According to Eurico Brilhante Dias, the country "has sufficient demand to contract until the end of the year what it contracted in 2020, 2019 and 2018".
"The year 2021, as a whole, can be the equivalent of the three previous years", underlined the government official, in an intervention at the conference "Exports & Investment", promoted by AICEP.
According to the Secretary of State, if Portugal complied with all the investors on the list contracted by 31 December, "we could reach €3 billion in contracts".
"It means that, alongside this movement, foreign direct investment (FDI) in stock in the country reached, for the first time, in 2020, 75 percent of GDP, which is an all-time record", he stressed.

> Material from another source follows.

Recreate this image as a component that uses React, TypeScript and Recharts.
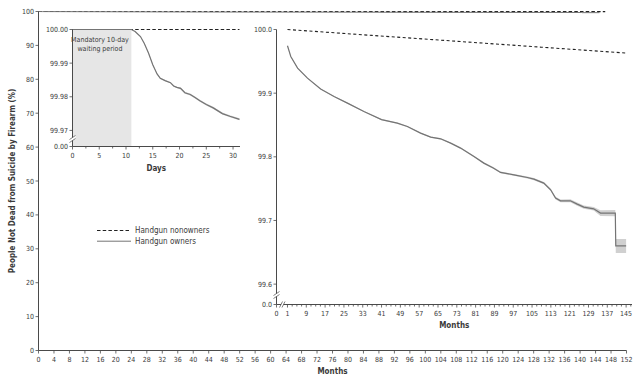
import React from 'react';
import { ComposedChart, XAxis, YAxis, Line, Area, ReferenceArea, Legend } from 'recharts';

const FONT = "'Liberation Sans Narrow', 'DejaVu Sans Condensed', 'Liberation Sans', Arial, sans-serif";
const TEXT = '#3a3a3a';
const AXIS = '#4a4a4a';
const OWNER = '#747474';
const BAND = '#d0d0d0';
const DASH = '#222222';
const SHADE = '#e6e6e6';

// ---------- main chart (0-152 months, 0-100 %) ----------
const mainXTicks = [0, 4, 8, 12, 16, 20, 24, 28, 32, 36, 40, 44, 48, 52, 56, 60, 64, 68, 72, 76, 80, 84, 88, 92, 96, 100, 104, 108, 112, 116, 120, 124, 128, 132, 136, 140, 144, 148, 152];
const mainYTicks = [0, 10, 20, 30, 40, 50, 60, 70, 80, 90, 100];
const mainNonownerMonths = [0, 146.5];
const mainNonowners = [100, 99.963];
const mainOwnerMonths = [0, 1, 41, 81, 115, 140.4, 140.6, 145];
const mainOwners = [100, 99.974, 99.858, 99.8, 99.735, 99.712, 99.66, 99.66];

// ---------- days inset ----------
const dayTicks = [0, 2.5, 5, 7.5, 10, 12.5, 15, 17.5, 20, 22.5, 25, 27.5, 30];
const dayLabelTicks = [0, 5, 10, 15, 20, 25, 30];
const DAY_BREAK = 99.96522;
const dayYTicks = [DAY_BREAK, 99.97, 99.98, 99.99, 100.0];
const waitingDays = [0, 11];
const nonownerDays = [0, 31.2];
const nonownersByDay = [100.0, 100.0];
const days = [0, 11, 11.7, 12.7, 13.4, 14.2, 15, 15.8, 16.4, 17.3, 18.3, 18.9, 19.5, 20.2, 21, 22, 22.9, 23.8, 25, 26.3, 28, 29.4, 31.2];
const ownersByDay = [100.0, 100.0, 99.9994, 99.9979, 99.9959, 99.993, 99.9895, 99.9868, 99.9855, 99.9848, 99.9842, 99.9832, 99.9828, 99.9825, 99.9812, 99.9807, 99.9798, 99.9788, 99.9777, 99.9767, 99.975, 99.9742, 99.9733];
const ownersLowByDay = [100.0, 100.0, 99.9993, 99.9978, 99.9958, 99.9928, 99.9893, 99.9866, 99.9853, 99.9846, 99.984, 99.983, 99.9826, 99.9822, 99.9809, 99.9804, 99.9795, 99.9785, 99.9774, 99.9764, 99.9747, 99.9739, 99.973];
const ownersHighByDay = [100.0, 100.0, 99.9995, 99.998, 99.996, 99.9932, 99.9897, 99.987, 99.9857, 99.985, 99.9844, 99.9834, 99.983, 99.9828, 99.9815, 99.981, 99.9801, 99.9791, 99.978, 99.977, 99.9753, 99.9745, 99.9736];

// ---------- months inset ----------
const MONTH_ORIGIN = -3.67;
const monthLabelTicks = [1, 9, 17, 25, 33, 41, 49, 57, 65, 73, 81, 89, 97, 105, 113, 121, 129, 137, 145];
const MONTH_BREAK = 99.568;
const monthYTicks = [MONTH_BREAK, 99.6, 99.7, 99.8, 99.9, 100.0];
const nonownerMonths = [1, 37, 73, 109, 145];
const nonownersByMonth = [100.0, 99.9907, 99.9815, 99.9722, 99.963];
const monthPoints = [1, 2.4, 5.3, 9.5, 15.1, 20.8, 26.5, 33.5, 41, 47.7, 52, 57.6, 61.9, 66.1, 70.4, 74.6, 80.3, 84.5, 88.5, 91.6, 97.3, 103, 105.8, 110, 112.9, 115, 117.1, 121.3, 124.2, 127, 131.2, 134.1, 140.4, 140.6, 145];
const ownersByMonth = [99.9744, 99.9576, 99.9393, 99.9236, 99.9064, 99.8947, 99.8843, 99.8712, 99.8585, 99.8529, 99.8476, 99.8372, 99.8309, 99.8283, 99.8215, 99.8137, 99.8005, 99.7901, 99.7825, 99.7755, 99.7717, 99.7675, 99.765, 99.7587, 99.7482, 99.7351, 99.7309, 99.7309, 99.7257, 99.721, 99.7183, 99.7116, 99.7116, 99.6602, 99.6602];
const ownersLowByMonth = [99.9736, 99.9568, 99.9385, 99.9228, 99.9056, 99.8939, 99.8834, 99.8703, 99.8576, 99.8519, 99.8466, 99.8362, 99.8298, 99.8272, 99.8204, 99.8125, 99.7993, 99.7888, 99.7811, 99.7741, 99.7702, 99.7659, 99.7633, 99.7569, 99.7462, 99.733, 99.7287, 99.7285, 99.7232, 99.7184, 99.7155, 99.707, 99.7068, 99.649, 99.649];
const ownersHighByMonth = [99.9752, 99.9584, 99.9401, 99.9244, 99.9072, 99.8955, 99.8852, 99.8721, 99.8594, 99.8539, 99.8486, 99.8382, 99.832, 99.8294, 99.8226, 99.8149, 99.8017, 99.7914, 99.7839, 99.7769, 99.7732, 99.7691, 99.7667, 99.7605, 99.7502, 99.7372, 99.7331, 99.7333, 99.7282, 99.7236, 99.7211, 99.7162, 99.7164, 99.671, 99.671];

const monthAxisTicks = [MONTH_ORIGIN, ...Array.from({ length: 74 }, (_, i) => 1 + 2 * i)];

// ---------- tables ----------
const mainNonTable = mainNonownerMonths.map((m, i) => ({ x: m, v: mainNonowners[i] }));
const mainOwnTable = mainOwnerMonths.map((m, i) => ({ x: m, v: mainOwners[i] }));
const dayNonTable = nonownerDays.map((d, i) => ({ x: d, v: nonownersByDay[i] }));
const dayOwnTable = days.map((d, i) => ({ x: d, v: ownersByDay[i], band: [ownersLowByDay[i], ownersHighByDay[i]] }));
const monthNonTable = nonownerMonths.map((m, i) => ({ x: m, v: nonownersByMonth[i] }));
const monthOwnTable = monthPoints.map((m, i) => ({ x: m, v: ownersByMonth[i], band: [ownersLowByMonth[i], ownersHighByMonth[i]] }));

// ---------- tick renderers ----------
const XTick = (props: any) => {
  const { x, y, payload, labelOf, xBreak } = props;
  const label = labelOf(payload.value);
  const len = label !== null ? 3 : 2;
  return (
    <g>
      <line x1={x} x2={x} y1={y} y2={y + len} stroke={AXIS} strokeWidth={0.8} />
      {label !== null && (
        <text x={x} y={y + 11.3} textAnchor="middle" fontSize={7} fill={TEXT} fontFamily={FONT}>
          {label}
        </text>
      )}
      {xBreak && (
        <g>
          <polygon points={`${x + 3},${y + 3} ${x + 6},${y - 3} ${x + 8.5},${y - 3} ${x + 5.5},${y + 3}`} fill="#fff" />
          <line x1={x + 3} y1={y + 3} x2={x + 6} y2={y - 3} stroke={AXIS} strokeWidth={0.7} />
          <line x1={x + 5.5} y1={y + 3} x2={x + 8.5} y2={y - 3} stroke={AXIS} strokeWidth={0.7} />
        </g>
      )}
    </g>
  );
};

const YTick = (props: any) => {
  const { x, y, payload, fmt, yBreak } = props;
  return (
    <g>
      <line x1={x - 3} x2={x} y1={y} y2={y} stroke={AXIS} strokeWidth={0.8} />
      <text x={x - 4.5} y={y + 2.5} textAnchor="end" fontSize={7} fill={TEXT} fontFamily={FONT}>
        {fmt(payload.value)}
      </text>
      {yBreak !== undefined && (
        <g>
          <polygon points={`${x - 3},${y - yBreak + 3} ${x + 3},${y - yBreak - 1} ${x + 3},${y - yBreak - 4} ${x - 3},${y - yBreak}`} fill="#fff" />
          <line x1={x - 3} y1={y - yBreak + 3} x2={x + 3} y2={y - yBreak - 1} stroke={AXIS} strokeWidth={0.7} />
          <line x1={x - 3} y1={y - yBreak} x2={x + 3} y2={y - yBreak - 4} stroke={AXIS} strokeWidth={0.7} />
        </g>
      )}
    </g>
  );
};

const axisTitle = (text: string, dy: number) => (props: any) => {
  const vb = props.viewBox || {};
  return (
    <text x={vb.x + vb.width / 2} y={vb.y + dy} textAnchor="middle" fontSize={8} fontWeight={700} fill={TEXT} fontFamily={FONT}>
      {text}
    </text>
  );
};

const yTitle = (props: any) => {
  const vb = props.viewBox || {};
  const cx = vb.x + 4;
  const cy = vb.y + vb.height / 2;
  return (
    <text x={cx} y={cy} transform={`rotate(-90, ${cx}, ${cy})`} textAnchor="middle" dominantBaseline="central" fontSize={8} fontWeight={700} fill={TEXT} fontFamily={FONT}>
      People Not Dead from Suicide by Firearm (%)
    </text>
  );
};

const renderLegend = (props: any) => {
  const items = props.payload || [];
  return (
    <svg width={140} height={24} style={{ display: 'block' }}>
      {items.map((e: any, i: number) => {
        const yy = 6.5 + i * 10.7;
        const dashed = !!(e.payload && e.payload.strokeDasharray);
        return (
          <g key={i}>
            <line x1={2} x2={36} y1={yy} y2={yy} stroke={dashed ? DASH : OWNER} strokeWidth={dashed ? 1.1 : 1} strokeDasharray={dashed ? '3.5 2.2' : undefined} />
            <text x={40} y={yy + 2.7} fontSize={8} fill={TEXT} fontFamily={FONT}>{e.value}</text>
          </g>
        );
      })}
    </svg>
  );
};

const waitingLabel = (props: any) => {
  const vb = props.viewBox || {};
  const cx = vb.x + vb.width / 2 - 2;
  return (
    <g>
      <text x={cx} y={vb.y + 12} textAnchor="middle" fontSize={7} fill={TEXT} fontFamily={FONT}>Mandatory 10-day</text>
      <text x={cx} y={vb.y + 21.3} textAnchor="middle" fontSize={7} fill={TEXT} fontFamily={FONT}>waiting period</text>
    </g>
  );
};

export default function App() {
  return (
    <div style={{ position: 'absolute', left: 0, top: 0, width: 639, height: 381, background: '#fff', overflow: 'hidden' }}>
      {/* main chart */}
      <div style={{ position: 'absolute', left: 0, top: 0 }}>
        <ComposedChart width={639} height={381} margin={{ top: 11.5, right: 12.5, bottom: 4.5, left: 8.5 }}>
          <XAxis
            dataKey="x"
            type="number"
            domain={[0, 152]}
            ticks={mainXTicks}
            interval={0}
            height={26}
            tickSize={0}
            tickMargin={0}
            tickLine={false}
            axisLine={{ stroke: AXIS, strokeWidth: 1 }}
            tick={(p: any) => <XTick {...p} labelOf={(v: number) => String(v)} />}
            label={axisTitle('Months', 23)}
          />
          <YAxis
            type="number"
            domain={[0, 100]}
            ticks={mainYTicks}
            interval={0}
            width={30}
            tickSize={0}
            tickMargin={0}
            tickLine={false}
            axisLine={{ stroke: AXIS, strokeWidth: 1 }}
            tick={(p: any) => <YTick {...p} fmt={(v: number) => String(v)} />}
            label={yTitle}
          />
          <Legend
            layout="vertical"
            align="center"
            verticalAlign="middle"
            content={renderLegend}
            wrapperStyle={{ left: 95, top: 224, width: 140, height: 24 }}
          />
          <Line data={mainNonTable} dataKey="v" name="Handgun nonowners" stroke={DASH} strokeWidth={1.1} strokeDasharray="3.5 2.2" dot={false} activeDot={false} isAnimationActive={false} />
          <Line data={mainOwnTable} dataKey="v" name="Handgun owners" stroke={OWNER} strokeWidth={1} dot={false} activeDot={false} isAnimationActive={false} />
        </ComposedChart>
      </div>

      {/* days inset */}
      <div style={{ position: 'absolute', left: 20, top: 20 }}>
        <ComposedChart width={230} height={160} margin={{ top: 9.5, right: 10, bottom: 3.5, left: 10.5 }}>
          <XAxis
            dataKey="x"
            type="number"
            domain={[0, 31.3]}
            ticks={dayTicks}
            interval={0}
            height={30}
            tickSize={0}
            tickMargin={0}
            tickLine={false}
            axisLine={{ stroke: AXIS, strokeWidth: 1 }}
            tick={(p: any) => <XTick {...p} labelOf={(v: number) => (dayLabelTicks.includes(v) ? String(v) : null)} />}
            label={axisTitle('Days', 24.5)}
          />
          <YAxis
            type="number"
            domain={[DAY_BREAK, 100.0]}
            ticks={dayYTicks}
            interval={0}
            width={42}
            tickSize={0}
            tickMargin={0}
            tickLine={false}
            axisLine={{ stroke: AXIS, strokeWidth: 1 }}
            tick={(p: any) => (
              <YTick
                {...p}
                fmt={(v: number) => (v === DAY_BREAK ? '0.00' : v.toFixed(2))}
                yBreak={p.payload.value === DAY_BREAK ? 7 : undefined}
              />
            )}
          />
          <ReferenceArea x1={waitingDays[0]} x2={waitingDays[1]} y1={DAY_BREAK} y2={100.0} fill={SHADE} fillOpacity={1} stroke="none" label={waitingLabel} />
          <Area data={dayOwnTable} dataKey="band" stroke="none" fill={BAND} fillOpacity={1} isAnimationActive={false} activeDot={false} />
          <Line data={dayNonTable} dataKey="v" stroke={DASH} strokeWidth={1.1} strokeDasharray="3.5 2.2" dot={false} activeDot={false} isAnimationActive={false} />
          <Line data={dayOwnTable} dataKey="v" stroke={OWNER} strokeWidth={1.2} dot={false} activeDot={false} isAnimationActive={false} />
        </ComposedChart>
      </div>

      {/* months inset */}
      <div style={{ position: 'absolute', left: 236, top: 20 }}>
        <ComposedChart width={403} height={315} margin={{ top: 9.5, right: 7, bottom: 2.5, left: 5.5 }}>
          <XAxis
            dataKey="x"
            type="number"
            domain={[MONTH_ORIGIN, 147.5]}
            ticks={monthAxisTicks}
            interval={0}
            height={28}
            tickSize={0}
            tickMargin={0}
            tickLine={false}
            axisLine={{ stroke: AXIS, strokeWidth: 1 }}
            tick={(p: any) => (
              <XTick
                {...p}
                labelOf={(v: number) => (v === MONTH_ORIGIN ? '0' : monthLabelTicks.includes(v) ? String(v) : null)}
                xBreak={p.payload.value === MONTH_ORIGIN}
              />
            )}
            label={axisTitle('Months', 23.8)}
          />
          <YAxis
            type="number"
            domain={[MONTH_BREAK, 100.0]}
            ticks={monthYTicks}
            interval={0}
            width={35}
            tickSize={0}
            tickMargin={0}
            tickLine={false}
            axisLine={{ stroke: AXIS, strokeWidth: 1 }}
            tick={(p: any) => (
              <YTick
                {...p}
                fmt={(v: number) => (v === MONTH_BREAK ? '0.0' : v.toFixed(1))}
                yBreak={p.payload.value === MONTH_BREAK ? 9 : undefined}
              />
            )}
          />
          <Area data={monthOwnTable} dataKey="band" stroke="none" fill={BAND} fillOpacity={1} isAnimationActive={false} activeDot={false} />
          <Line data={monthNonTable} dataKey="v" stroke={DASH} strokeWidth={1.1} strokeDasharray="3 2.5" dot={false} activeDot={false} isAnimationActive={false} />
          <Line data={monthOwnTable} dataKey="v" stroke={OWNER} strokeWidth={1.2} dot={false} activeDot={false} isAnimationActive={false} />
        </ComposedChart>
      </div>
    </div>
  );
}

Although GDP declined in 2020, Eurico Brilhante Dias stated that this year GDP has already reached 75.1 percent in the first half of the year, it continues to grow, “which means that the FDI flow and the FDI stock are growing, allowing to continue to have more weight of foreign direct investment”.
The Secretary of State for Internationalisation considers that “foreign capital is decisive for the virtuous cycle between investment and exports”.
“If Portugal grew between 2017-2019 above the European Union average, it owes much to the attraction of exports to attract foreign direct investment”, he stressed.
At the AICEP conference, the president of the National Commission for Monitoring the Recovery and Resilience Plan (PRR), António Costa Silva, warned that Portugal has lost the “collective link of working with each other”, which can be “lethal” for the future of the country.
António Costa Silva said that Portugal needs to pay close attention to the international context, with an increase in the cost of production goods, energy and disruption of logistical chains.
“The last thing we needed was for the implementation of the PRR and Portugal 2030 to be profoundly affected by these effects of the international context that we cannot escape from”, he said.
The chairman of the National Monitoring Commission also warned of the internal problem of the Portuguese economy, which in the 20 years of the 21st century was stagnant “and remains stagnant”.
“In these 20 years, our GDP per capita, if we compare it with the average level in the European Union, has fluctuated 30 to 40 percent below the European average”, he said in his speech.